California’s Jungle Primary Is About to Hand the Left a Nightmare They Deserve

The same Democrats who rigged every rule to keep power in Sacramento are watching their own system turn on them like a rabid coyote. California’s so-called jungle primary was supposed to be a clever way to keep Republicans irrelevant forever. Now it’s poised to deliver the ultimate humiliation: two Republicans fighting it out for governor in November while the party that owns the state gets locked out entirely. The left is already melting down, and they should be. Their bloated field of also-rans is about to hand the Golden State a real shot at actual leadership instead of the same tired progressive disaster.

What the Hell Is a Jungle Primary Anyway

California ditched the old party-primary system years ago for this nonpartisan free-for-all. Every candidate—Democrat, Republican, independent, whatever—appears on the same ballot in June. Voters pick whoever they want, no party loyalty required. The top two vote-getters advance to November, period. Doesn’t matter if both are from the same party or if one is a write-in from Mars. The general election becomes a straight-up contest between whoever survived the jungle.

It was sold as reform to break party machines and give independents a voice. In practice it let Democrats dominate because they own the voter registration edge. But when the dominant party splits its support across a dozen egos while the minority party consolidates, the math flips. That’s exactly the trap the left set for itself heading into June 2.

The Democrat Clown Car That’s Tearing Itself Apart

Gavin Newsom is term-limited, so the throne is open. The Democrats responded with the usual circular firing squad. A pack of heavyweights jumped in—Xavier Becerra, Tom Steyer, Katie Porter, Matt Mahan, Antonio Villaraigosa, Tony Thurmond, and more—each convinced they’re the one to save the state from its own policies. The result is a classic vote-splitting mess. Recent polls show the Democratic field carving up the same pool of voters while the two main Republicans—Steve Hilton and Chad Bianco—hold steady slices of the electorate.

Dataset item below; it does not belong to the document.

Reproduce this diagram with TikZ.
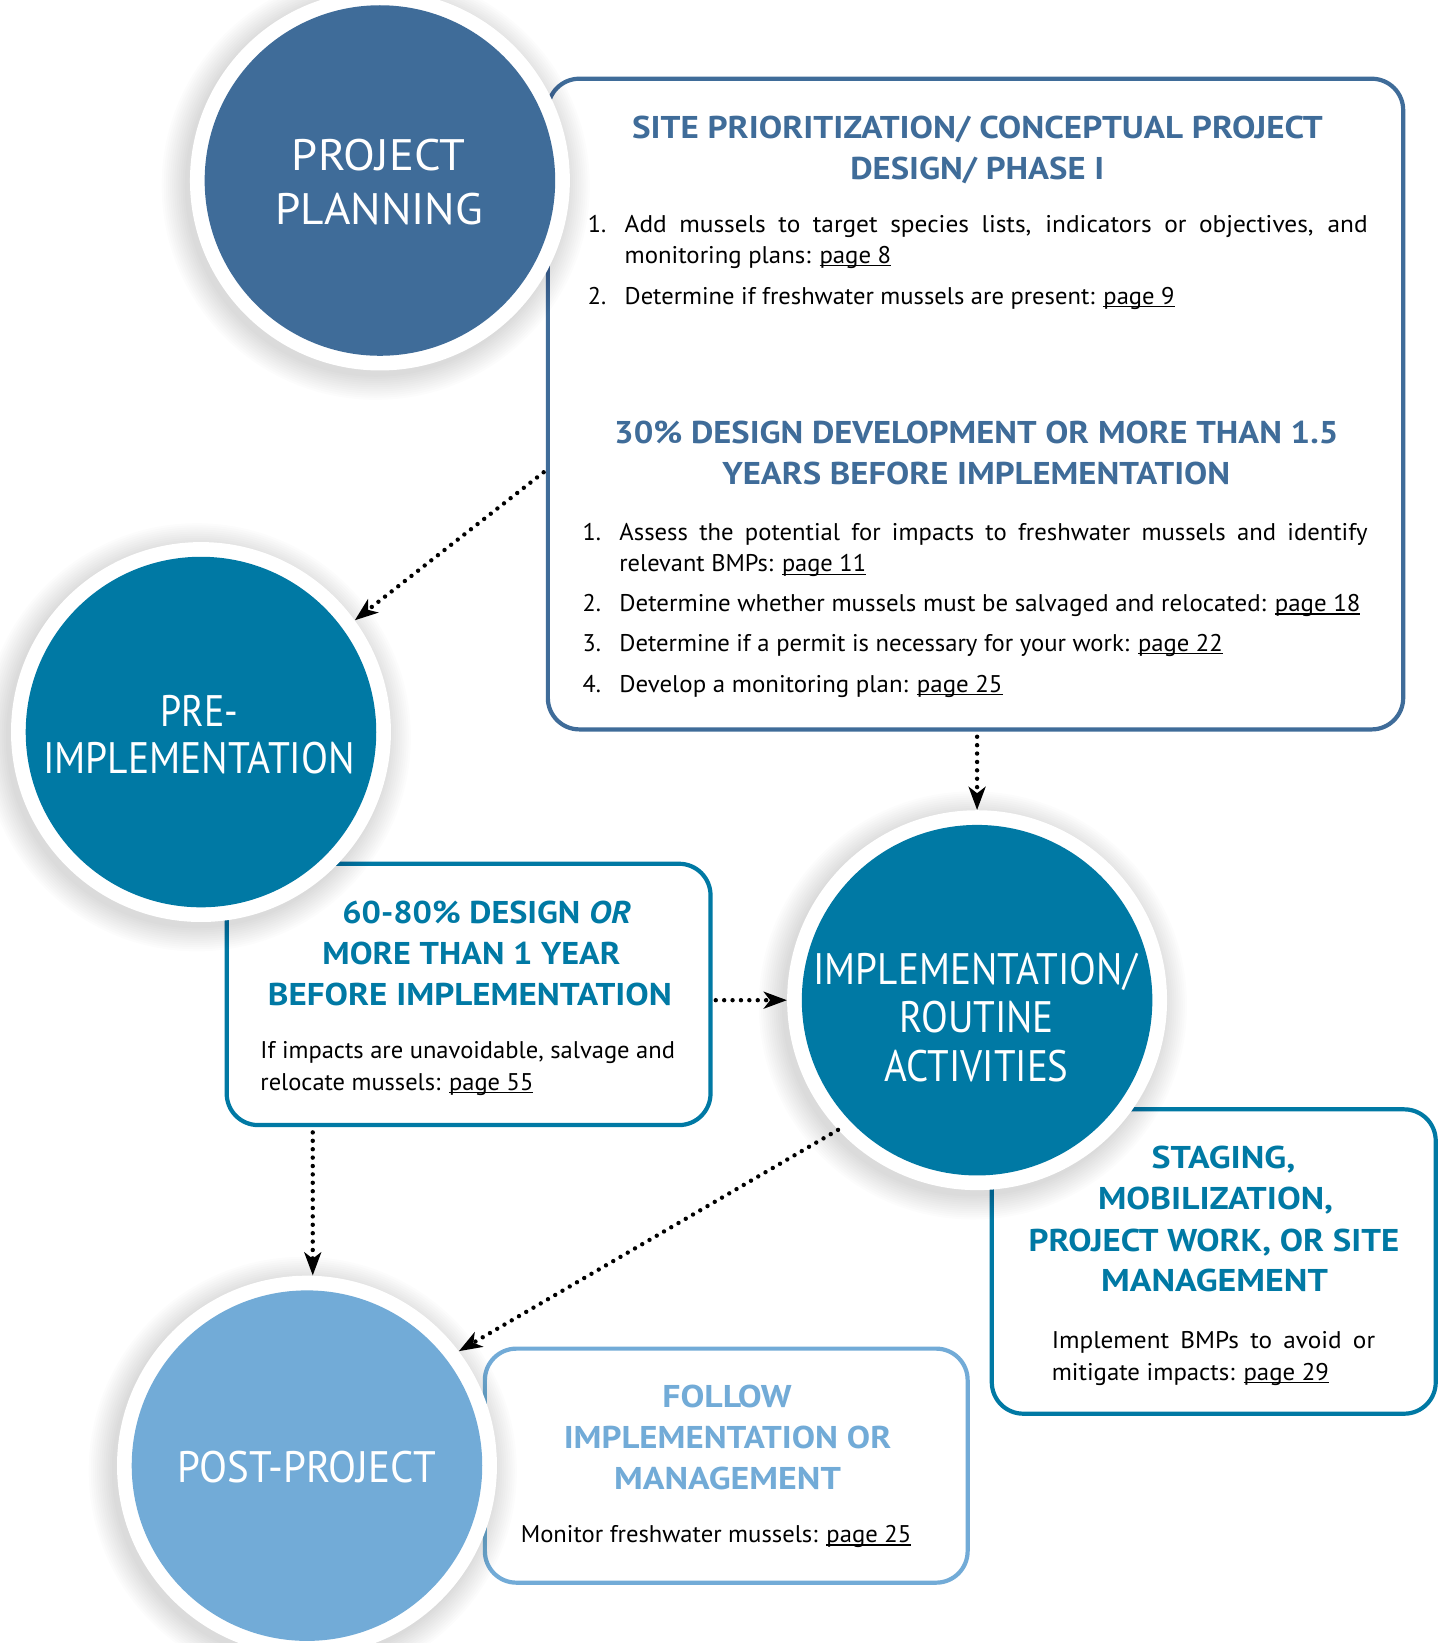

Hilton, the Trump-endorsed former Fox commentator, has been hovering in the high teens. Bianco, the Riverside County sheriff, sits right behind him. On the other side, the Democrats are scattered between 10 and 20 percent each, with huge chunks of the electorate still undecided just weeks out. That fragmentation is the gift that keeps on giving for anyone tired of one-party rule.

How Two Republicans Could Actually Sneak Through

Here’s the brutal math the left refuses to face. Republicans make up about 40 percent of the likely voters in this race. If Hilton and Bianco split that vote evenly—each pulling 18 to 20 percent—they both clear the field while the Democrats fight over the remaining 60 percent in single digits. Recent polls have shown exactly that scenario playing out: the two Republicans routinely landing in the top spots, sometimes by single digits, sometimes tied with a surging Democrat like Becerra. One bad debate, one more dropout refusal, one more undecided voter breaking the wrong way, and boom—November becomes Republican versus Republican.

The left knows it. They’ve been begging the also-rans to quit. They’ve commissioned their own internal surveys that keep showing the same nightmare. But egos don’t drop out easy, and the jungle doesn’t care about party loyalty. If the top two spots both go red, California gets its first real choice in decades: two candidates who actually want to fix the mess instead of doubling down on it.

The November Shock That Would Remake California Politics

A Republican-on-Republican general election would be seismic. No Democrat on the ballot means the party that has run the state into the ground for twenty years gets zero say in the final round. The winner becomes governor no matter what, and the loser still forces the debate onto issues the left hates—crime, taxes, homelessness, energy prices, the whole America First checklist. Suddenly Sacramento has to answer to voters instead of union bosses and coastal elites.

The ripple effects would hit the legislature too. A Republican governor with even modest coattails could break the supermajority stranglehold and force actual compromise on budgets, housing, and crime. The one-party monopoly that turned the state into a cautionary tale for the rest of the country would crack wide open. Regular Californians who fled to Texas and Florida might start thinking about coming home. The donor class and Hollywood types who fund the progressive machine would face the terrifying possibility that their checks no longer buy permanent control.

The left is already screaming about reforming the jungle primary they once loved. Too late. They built the system. Now it’s working exactly as designed when the dominant party gets arrogant and fragmented.

This is the America First payback California voters have been waiting for. The jungle didn’t create the problems—it exposed them. A crowded field of Democrats too busy fighting each other to notice the voters bolting for the exits is about to hand the state a chance at real change. Whether it delivers depends on turnout and the final poll numbers, but the possibility alone has the Sacramento swamp sweating. The left built their fortress on arrogance. The jungle primary just handed regular Californians the battering ram.